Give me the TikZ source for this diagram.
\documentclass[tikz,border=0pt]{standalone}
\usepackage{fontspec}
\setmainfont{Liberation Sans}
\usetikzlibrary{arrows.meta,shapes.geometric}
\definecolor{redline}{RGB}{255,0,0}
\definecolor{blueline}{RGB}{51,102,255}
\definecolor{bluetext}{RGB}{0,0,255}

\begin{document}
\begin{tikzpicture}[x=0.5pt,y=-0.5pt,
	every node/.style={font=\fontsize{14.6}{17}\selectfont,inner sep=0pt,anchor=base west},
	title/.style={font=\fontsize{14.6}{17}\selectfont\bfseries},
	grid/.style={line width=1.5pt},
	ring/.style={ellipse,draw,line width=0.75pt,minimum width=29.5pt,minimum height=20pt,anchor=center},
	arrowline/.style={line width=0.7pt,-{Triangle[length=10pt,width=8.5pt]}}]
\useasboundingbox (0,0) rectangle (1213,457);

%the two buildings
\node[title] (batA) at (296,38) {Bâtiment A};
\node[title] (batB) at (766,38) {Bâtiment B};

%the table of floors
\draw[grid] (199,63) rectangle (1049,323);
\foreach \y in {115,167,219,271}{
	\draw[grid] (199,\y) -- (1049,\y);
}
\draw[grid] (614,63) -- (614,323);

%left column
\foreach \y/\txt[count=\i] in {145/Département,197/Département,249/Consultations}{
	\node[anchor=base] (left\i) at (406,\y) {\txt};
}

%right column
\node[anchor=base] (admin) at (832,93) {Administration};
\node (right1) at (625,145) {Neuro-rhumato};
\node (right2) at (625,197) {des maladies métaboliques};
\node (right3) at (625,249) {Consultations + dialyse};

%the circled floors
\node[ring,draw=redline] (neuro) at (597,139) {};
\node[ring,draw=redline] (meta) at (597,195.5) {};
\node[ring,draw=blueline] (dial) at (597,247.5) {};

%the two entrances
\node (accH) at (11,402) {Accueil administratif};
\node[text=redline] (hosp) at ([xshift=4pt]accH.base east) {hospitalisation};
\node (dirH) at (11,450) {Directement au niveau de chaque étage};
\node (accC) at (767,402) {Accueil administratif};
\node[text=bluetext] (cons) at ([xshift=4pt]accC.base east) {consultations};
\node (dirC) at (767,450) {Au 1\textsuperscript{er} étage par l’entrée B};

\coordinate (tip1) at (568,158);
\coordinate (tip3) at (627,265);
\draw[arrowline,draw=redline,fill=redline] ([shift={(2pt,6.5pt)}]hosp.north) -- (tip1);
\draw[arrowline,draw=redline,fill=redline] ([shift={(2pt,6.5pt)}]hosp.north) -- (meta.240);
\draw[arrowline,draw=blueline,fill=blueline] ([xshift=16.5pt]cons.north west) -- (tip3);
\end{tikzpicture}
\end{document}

...

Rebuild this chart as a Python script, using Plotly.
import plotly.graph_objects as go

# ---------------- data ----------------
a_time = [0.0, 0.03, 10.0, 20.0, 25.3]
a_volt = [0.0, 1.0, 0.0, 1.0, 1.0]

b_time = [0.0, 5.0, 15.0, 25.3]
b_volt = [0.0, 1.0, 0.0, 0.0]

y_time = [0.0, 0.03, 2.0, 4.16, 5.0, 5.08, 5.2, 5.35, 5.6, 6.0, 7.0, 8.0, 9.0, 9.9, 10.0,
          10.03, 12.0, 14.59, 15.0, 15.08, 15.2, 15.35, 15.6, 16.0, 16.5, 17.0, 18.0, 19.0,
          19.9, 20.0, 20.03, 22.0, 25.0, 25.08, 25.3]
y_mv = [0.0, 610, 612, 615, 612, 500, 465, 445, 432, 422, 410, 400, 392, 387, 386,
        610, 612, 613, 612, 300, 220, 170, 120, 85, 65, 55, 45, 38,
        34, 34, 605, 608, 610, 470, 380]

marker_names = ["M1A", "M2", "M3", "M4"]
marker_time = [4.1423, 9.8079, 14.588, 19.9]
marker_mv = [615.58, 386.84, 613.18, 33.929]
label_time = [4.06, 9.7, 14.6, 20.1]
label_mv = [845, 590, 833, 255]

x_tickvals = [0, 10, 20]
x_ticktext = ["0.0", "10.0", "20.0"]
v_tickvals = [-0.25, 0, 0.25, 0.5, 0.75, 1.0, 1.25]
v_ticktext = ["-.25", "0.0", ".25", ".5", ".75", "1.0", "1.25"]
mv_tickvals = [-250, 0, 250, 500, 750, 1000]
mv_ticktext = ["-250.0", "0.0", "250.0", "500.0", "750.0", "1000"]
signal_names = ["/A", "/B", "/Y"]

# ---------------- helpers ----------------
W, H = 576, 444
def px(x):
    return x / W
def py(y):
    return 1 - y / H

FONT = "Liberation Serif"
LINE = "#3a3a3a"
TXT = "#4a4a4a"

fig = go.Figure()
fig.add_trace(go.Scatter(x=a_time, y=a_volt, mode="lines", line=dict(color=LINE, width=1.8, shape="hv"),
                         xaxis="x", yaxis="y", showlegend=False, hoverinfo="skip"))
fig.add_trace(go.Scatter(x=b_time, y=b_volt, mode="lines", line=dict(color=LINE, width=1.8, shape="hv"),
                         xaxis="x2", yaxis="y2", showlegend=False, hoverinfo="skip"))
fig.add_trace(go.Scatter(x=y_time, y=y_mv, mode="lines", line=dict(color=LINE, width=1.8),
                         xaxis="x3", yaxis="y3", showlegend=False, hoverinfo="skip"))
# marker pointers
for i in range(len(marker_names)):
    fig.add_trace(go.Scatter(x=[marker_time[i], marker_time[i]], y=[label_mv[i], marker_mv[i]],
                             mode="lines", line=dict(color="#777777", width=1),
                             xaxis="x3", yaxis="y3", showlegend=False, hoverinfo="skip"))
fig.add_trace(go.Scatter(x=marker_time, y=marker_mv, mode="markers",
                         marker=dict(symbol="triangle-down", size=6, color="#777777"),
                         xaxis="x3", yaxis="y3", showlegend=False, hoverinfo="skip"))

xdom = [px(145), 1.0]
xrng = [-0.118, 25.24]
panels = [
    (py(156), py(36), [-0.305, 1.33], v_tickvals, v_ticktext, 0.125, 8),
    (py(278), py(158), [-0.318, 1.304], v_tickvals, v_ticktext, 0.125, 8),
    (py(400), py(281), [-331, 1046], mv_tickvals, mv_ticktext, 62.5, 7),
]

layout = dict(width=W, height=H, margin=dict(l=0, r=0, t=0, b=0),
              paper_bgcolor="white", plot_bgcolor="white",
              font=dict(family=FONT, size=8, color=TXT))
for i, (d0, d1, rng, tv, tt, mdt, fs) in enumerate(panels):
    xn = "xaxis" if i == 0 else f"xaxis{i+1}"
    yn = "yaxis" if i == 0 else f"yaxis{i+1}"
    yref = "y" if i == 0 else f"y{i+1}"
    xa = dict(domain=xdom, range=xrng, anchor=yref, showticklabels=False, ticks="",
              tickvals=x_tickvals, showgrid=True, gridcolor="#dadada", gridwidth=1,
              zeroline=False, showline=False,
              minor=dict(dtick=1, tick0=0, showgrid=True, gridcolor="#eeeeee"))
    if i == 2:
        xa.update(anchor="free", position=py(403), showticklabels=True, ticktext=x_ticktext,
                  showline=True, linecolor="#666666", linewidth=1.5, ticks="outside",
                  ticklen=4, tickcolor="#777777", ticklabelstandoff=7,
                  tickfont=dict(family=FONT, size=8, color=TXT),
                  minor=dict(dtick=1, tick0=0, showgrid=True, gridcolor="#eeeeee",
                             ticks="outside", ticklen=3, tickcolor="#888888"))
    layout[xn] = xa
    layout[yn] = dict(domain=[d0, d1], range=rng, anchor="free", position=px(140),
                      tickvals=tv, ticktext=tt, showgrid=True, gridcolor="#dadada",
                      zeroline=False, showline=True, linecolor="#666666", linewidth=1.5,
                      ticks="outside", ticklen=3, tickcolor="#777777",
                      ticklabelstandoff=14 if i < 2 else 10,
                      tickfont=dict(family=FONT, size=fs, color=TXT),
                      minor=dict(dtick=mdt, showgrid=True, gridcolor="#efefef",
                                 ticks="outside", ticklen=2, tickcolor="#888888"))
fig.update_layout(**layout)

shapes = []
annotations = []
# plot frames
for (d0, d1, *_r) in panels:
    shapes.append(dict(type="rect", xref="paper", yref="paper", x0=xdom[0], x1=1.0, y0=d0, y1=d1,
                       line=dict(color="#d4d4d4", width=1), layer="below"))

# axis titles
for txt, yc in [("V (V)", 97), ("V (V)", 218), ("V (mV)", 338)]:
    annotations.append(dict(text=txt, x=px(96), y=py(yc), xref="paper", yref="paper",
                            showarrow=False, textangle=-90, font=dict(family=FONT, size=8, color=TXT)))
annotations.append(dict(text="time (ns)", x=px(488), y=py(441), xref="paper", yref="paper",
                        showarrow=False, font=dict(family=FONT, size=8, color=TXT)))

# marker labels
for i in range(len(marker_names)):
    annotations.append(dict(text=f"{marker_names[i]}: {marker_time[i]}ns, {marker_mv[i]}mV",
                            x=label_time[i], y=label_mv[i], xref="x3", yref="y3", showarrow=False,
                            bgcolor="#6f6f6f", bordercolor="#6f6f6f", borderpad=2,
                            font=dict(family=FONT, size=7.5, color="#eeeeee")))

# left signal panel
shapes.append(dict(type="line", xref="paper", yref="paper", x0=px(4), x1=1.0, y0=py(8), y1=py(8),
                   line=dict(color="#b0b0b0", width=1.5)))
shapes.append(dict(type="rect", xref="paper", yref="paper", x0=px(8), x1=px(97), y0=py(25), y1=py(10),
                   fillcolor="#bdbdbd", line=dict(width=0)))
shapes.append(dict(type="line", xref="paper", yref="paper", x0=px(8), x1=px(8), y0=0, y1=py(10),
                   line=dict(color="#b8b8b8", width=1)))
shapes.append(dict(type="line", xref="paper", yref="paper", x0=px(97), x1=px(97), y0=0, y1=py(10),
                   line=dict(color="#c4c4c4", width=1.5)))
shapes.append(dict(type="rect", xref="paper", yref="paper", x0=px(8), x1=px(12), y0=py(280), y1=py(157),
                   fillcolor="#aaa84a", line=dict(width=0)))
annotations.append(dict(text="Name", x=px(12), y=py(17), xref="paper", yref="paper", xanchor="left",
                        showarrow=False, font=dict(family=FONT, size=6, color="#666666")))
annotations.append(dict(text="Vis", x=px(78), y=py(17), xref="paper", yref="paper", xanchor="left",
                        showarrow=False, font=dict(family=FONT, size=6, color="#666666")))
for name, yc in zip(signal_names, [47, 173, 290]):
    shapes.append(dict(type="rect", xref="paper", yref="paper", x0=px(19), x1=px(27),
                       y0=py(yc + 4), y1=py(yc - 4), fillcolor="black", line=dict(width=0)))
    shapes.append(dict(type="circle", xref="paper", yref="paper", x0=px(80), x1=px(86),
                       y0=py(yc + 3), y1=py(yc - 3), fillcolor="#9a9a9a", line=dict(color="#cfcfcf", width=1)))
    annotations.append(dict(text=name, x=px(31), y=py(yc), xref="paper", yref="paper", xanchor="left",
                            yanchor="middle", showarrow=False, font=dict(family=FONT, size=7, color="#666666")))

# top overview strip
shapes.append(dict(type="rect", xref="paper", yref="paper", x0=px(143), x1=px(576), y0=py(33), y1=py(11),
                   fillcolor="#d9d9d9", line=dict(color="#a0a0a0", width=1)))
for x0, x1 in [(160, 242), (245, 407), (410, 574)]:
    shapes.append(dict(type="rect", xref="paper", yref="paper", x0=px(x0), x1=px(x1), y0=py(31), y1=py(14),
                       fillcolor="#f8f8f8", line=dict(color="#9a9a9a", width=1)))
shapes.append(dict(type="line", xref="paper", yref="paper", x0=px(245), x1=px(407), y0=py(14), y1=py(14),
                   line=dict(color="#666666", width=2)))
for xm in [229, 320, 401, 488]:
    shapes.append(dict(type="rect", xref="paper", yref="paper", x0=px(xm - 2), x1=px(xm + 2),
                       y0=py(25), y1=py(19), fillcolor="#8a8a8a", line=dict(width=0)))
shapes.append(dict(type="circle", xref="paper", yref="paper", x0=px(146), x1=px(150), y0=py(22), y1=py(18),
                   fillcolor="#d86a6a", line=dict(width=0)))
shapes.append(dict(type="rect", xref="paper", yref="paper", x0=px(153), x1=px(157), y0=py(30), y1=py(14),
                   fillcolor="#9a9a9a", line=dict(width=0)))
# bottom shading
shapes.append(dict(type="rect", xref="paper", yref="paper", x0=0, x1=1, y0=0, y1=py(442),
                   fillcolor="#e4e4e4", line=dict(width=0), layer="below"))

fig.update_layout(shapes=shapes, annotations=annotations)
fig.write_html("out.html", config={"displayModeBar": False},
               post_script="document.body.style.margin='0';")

### [Set problem]
Output exactly those lines that lie from the line with "Give me the TikZ source for this diagram." through the line with "(batB) at (766,38)", with both of those lines included.

### [Task result]
Give me the TikZ source for this diagram.
\documentclass[tikz,border=0pt]{standalone}
\usepackage{fontspec}
\setmainfont{Liberation Sans}
\usetikzlibrary{arrows.meta,shapes.geometric}
\definecolor{redline}{RGB}{255,0,0}
\definecolor{blueline}{RGB}{51,102,255}
\definecolor{bluetext}{RGB}{0,0,255}

\begin{document}
\begin{tikzpicture}[x=0.5pt,y=-0.5pt,
	every node/.style={font=\fontsize{14.6}{17}\selectfont,inner sep=0pt,anchor=base west},
	title/.style={font=\fontsize{14.6}{17}\selectfont\bfseries},
	grid/.style={line width=1.5pt},
	ring/.style={ellipse,draw,line width=0.75pt,minimum width=29.5pt,minimum height=20pt,anchor=center},
	arrowline/.style={line width=0.7pt,-{Triangle[length=10pt,width=8.5pt]}}]
\useasboundingbox (0,0) rectangle (1213,457);

%the two buildings
\node[title] (batA) at (296,38) {Bâtiment A};
\node[title] (batB) at (766,38) {Bâtiment B};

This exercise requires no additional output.